Ever since I competed in that eight match extravaganza (it was actually seven, but I’ll get into that later), I’ve been wanting to write about it but for some reason, I haven’t had the urge to write it. Wanting to write about it and not being able to find the words, sucks. Since re-purposing this blog into a JiuJitsu only blog, it has turned into one massive project of figuring out why I do jiujitsu in the first place. Let’s try and figure that out together.
“I’ll be fine. It’s just the fear of the unknown that stands in my way.”
I read that quote on a poster in the office at work. It’s a great quote to help someone reframe their in-action to do something hard. And most things in life that we could be afraid of, our worrying about it, is usually worse than the outcome. This is a fact of life that I have to constantly remind myself of.
Perhaps, for me, competing in jiujitsu, or even showing up to my BJJ Academy and training each week, is one giant test. I’m testing myself, but for what? Are aliens going to come down and invade earth but the only way we can stop them is through jiujitsu? Probably not (but one can dream). So why do I need to test myself with jiujitsu?
There were lots of other things I could’ve been doing on a Saturday morning, like sleeping in, reading a book, hanging out with my wife, eating, or really any activity that doesn’t involve me fighting a bunch of 20 something year olds. But for some reason I thought it was a good idea to sign up to a round robin tournament and do four matches in the gi and four matches in no gi.
And you know what, it was a good idea. I ended up winning my very first match in Brazilian jiujitsu by points, 6 to 4. The feeling, of having your hand raised, looking at the score, and having your family and friends share that moment with you, is a wonderful feeling and I hope one day you can experience that. My wife was there with me the whole day, supporting me, and worrying about me, she’s family and she’s a friend. It was great to share it with her.
My wife also made a good observation, my opponents had coaches to tell them what to do. I had no coach and had to figure out what to do on the fly by myself. However my wife was a great manger and yelled encouraging words as I fought. She was a great cheerleader and driver. She is a great person to have in my corner, in bjj and in life. She made another astute observation, I’m more mobile than most 37 year olds. Most 37 years olds aren’t competing and fighting against 20 something year olds in bjj. That’s true. That made me feel good about myself. Sometimes I forget how much I have improved and how much work I do. We need to step back sometimes and be proud of what we’ve done.

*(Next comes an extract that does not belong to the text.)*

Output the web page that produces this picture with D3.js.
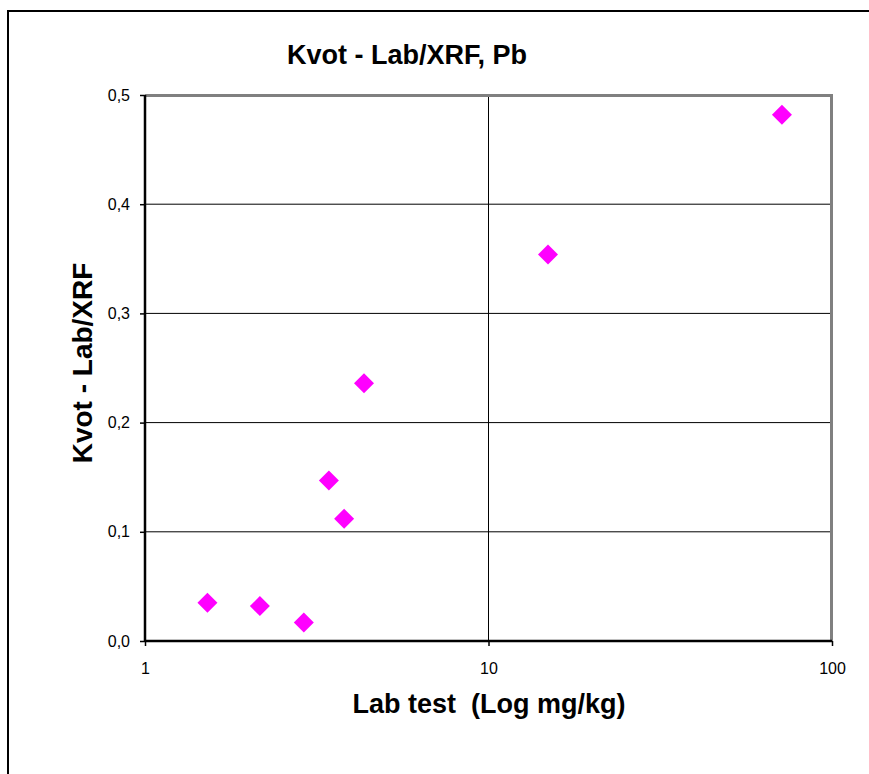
<!DOCTYPE html>
<html>
<head>
<meta charset="utf-8">
<script src="https://cdn.jsdelivr.net/npm/d3@7"></script>
<style>
  body { margin: 0; background: #fff; }
  text { font-family: Arial, "Liberation Sans", sans-serif; }
</style>
</head>
<body>
<div id="chart"></div>
<script>
// data
var labValues = [1.52, 2.16, 2.90, 3.43, 3.80, 4.34, 14.9, 71.5];
var ratioValues = [0.035, 0.032, 0.017, 0.147, 0.112, 0.236, 0.354, 0.482];
var xTicks = [1, 10, 100];
var yTicks = [0, 0.1, 0.2, 0.3, 0.4, 0.5];

var width = 869, height = 774;
var plot = {left: 145, right: 832, top: 95, bottom: 641};

var svg = d3.select("#chart").append("svg")
    .attr("width", width)
    .attr("height", height);

// outer chart border (runs off the right / bottom edge)
svg.append("rect")
    .attr("x", 8).attr("y", 11)
    .attr("width", width + 10).attr("height", height + 10)
    .attr("fill", "none")
    .attr("stroke", "#000")
    .attr("stroke-width", 2);

var x = d3.scaleLog().domain([1, 100]).range([plot.left, plot.right]);
var y = d3.scaleLinear().domain([0, 0.5]).range([plot.bottom, plot.top]);

// gridlines
svg.append("g").selectAll("line")
    .data(yTicks.filter(function (d) { return d > 0 && d < 0.5; }))
    .enter().append("line")
    .attr("x1", plot.left).attr("x2", plot.right)
    .attr("y1", function (d) { return y(d); })
    .attr("y2", function (d) { return y(d); })
    .attr("stroke", "#000").attr("stroke-width", 1);

svg.append("g").selectAll("line")
    .data(xTicks.filter(function (d) { return d > 1 && d < 100; }))
    .enter().append("line")
    .attr("y1", plot.top).attr("y2", plot.bottom)
    .attr("x1", function (d) { return x(d); })
    .attr("x2", function (d) { return x(d); })
    .attr("stroke", "#000").attr("stroke-width", 1);

// gray frame top + right
svg.append("path")
    .attr("d", "M" + plot.left + "," + (plot.top + 0.5) + "H" + (plot.right - 0.5) + "V" + plot.bottom)
    .attr("fill", "none")
    .attr("stroke", "#808080")
    .attr("stroke-width", 3);

// axes
var fmt = function (d) { return d3.format(".1f")(d).replace(".", ","); };

var yAxis = svg.append("g")
    .attr("transform", "translate(" + plot.left + ",0)")
    .call(d3.axisLeft(y).tickValues(yTicks).tickFormat(fmt).tickSize(5).tickPadding(10));

var xAxis = svg.append("g")
    .attr("transform", "translate(0," + plot.bottom + ")")
    .call(d3.axisBottom(x).tickValues(xTicks).tickFormat(d3.format("d")).tickSize(5).tickPadding(17));

[yAxis, xAxis].forEach(function (ax) {
    ax.select(".domain").attr("stroke", "#000").attr("stroke-width", 2.5);
    ax.selectAll(".tick line").attr("stroke", "#000").attr("stroke-width", 1.5);
    ax.selectAll("text")
        .attr("fill", "#000")
        .style("font-size", "16px")
        .style("font-family", "Arial, 'Liberation Sans', sans-serif");
});
yAxis.select(".domain").attr("d", "M0," + plot.top + "V" + plot.bottom);
xAxis.select(".domain").attr("d", "M" + plot.left + ",0H" + plot.right);

// points
svg.append("g").selectAll("path")
    .data(labValues)
    .enter().append("path")
    .attr("transform", function (d, i) {
        return "translate(" + x(d) + "," + y(ratioValues[i]) + ") rotate(45)";
    })
    .attr("d", d3.symbol().type(d3.symbolSquare).size(200))
    .attr("fill", "#FF00FF");

// titles
svg.append("text")
    .attr("x", 407).attr("y", 64)
    .attr("text-anchor", "middle")
    .style("font-size", "27px").style("font-weight", "bold")
    .text("Kvot - Lab/XRF, Pb");

svg.append("text")
    .attr("x", 489).attr("y", 713)
    .attr("text-anchor", "middle")
    .style("font-size", "27px").style("font-weight", "bold")
    .style("white-space", "pre")
    .attr("xml:space", "preserve")
    .text("Lab test  (Log mg/kg)");

svg.append("text")
    .attr("transform", "translate(92,363) rotate(-90)")
    .attr("text-anchor", "middle")
    .style("font-size", "28px").style("font-weight", "bold")
    .text("Kvot - Lab/XRF");
</script>
</body>
</html>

So how did the other seven matches go? Arm bar, triangle, refs decision, ankle lock, D’Arce choke, and rear naked choke. Those are the techniques that I submitted to. And I won another match by, what’s called, a walk-over. A walk-over means that the person forfeited for some reason (they didn’t show up on time), however I did fight that guy later in no gi, he got me in a D’Arce choke, which was just as nasty as the others. Side note: my left elbow still hurts from an arm bar, going on over two weeks now.
Would I do this again? Nope. I’m not as spry as I used to be. I would have to dedicate all my free time to training in the fitness gym and bjj gym, which I sort of do now but it’s not a strict schedule. I was out paced, out weighed, and older than my opponents by 10, sometimes 15 more years. Not sure I have it in me to compete at that level. I’ll stick to Mater 1 division (30 year old +) and try to make weight for 155 instead of 170.
I’m what they call a hobbyist, someone who does bjj for a hobby. But I wanted to test myself and see what it was like to do eight matches. Now I know what my skill level is at for competitions, my record is currently is 2-8. 2 wins (one by points, one by walk-over) and 8 losses (by points and subs).
Doing hard things tests you. If you survive (spoiler alert, you will) then you’re almost guaranteed to come out of the struggle a better version of yourself. This eight match extravaganza was one of the hardest things I’ve done phsycially. I’m glad I did it. Now it’s time to continue recovering, keep showing up to practice, and make sure I’m ready for my next competition, whenever that may be.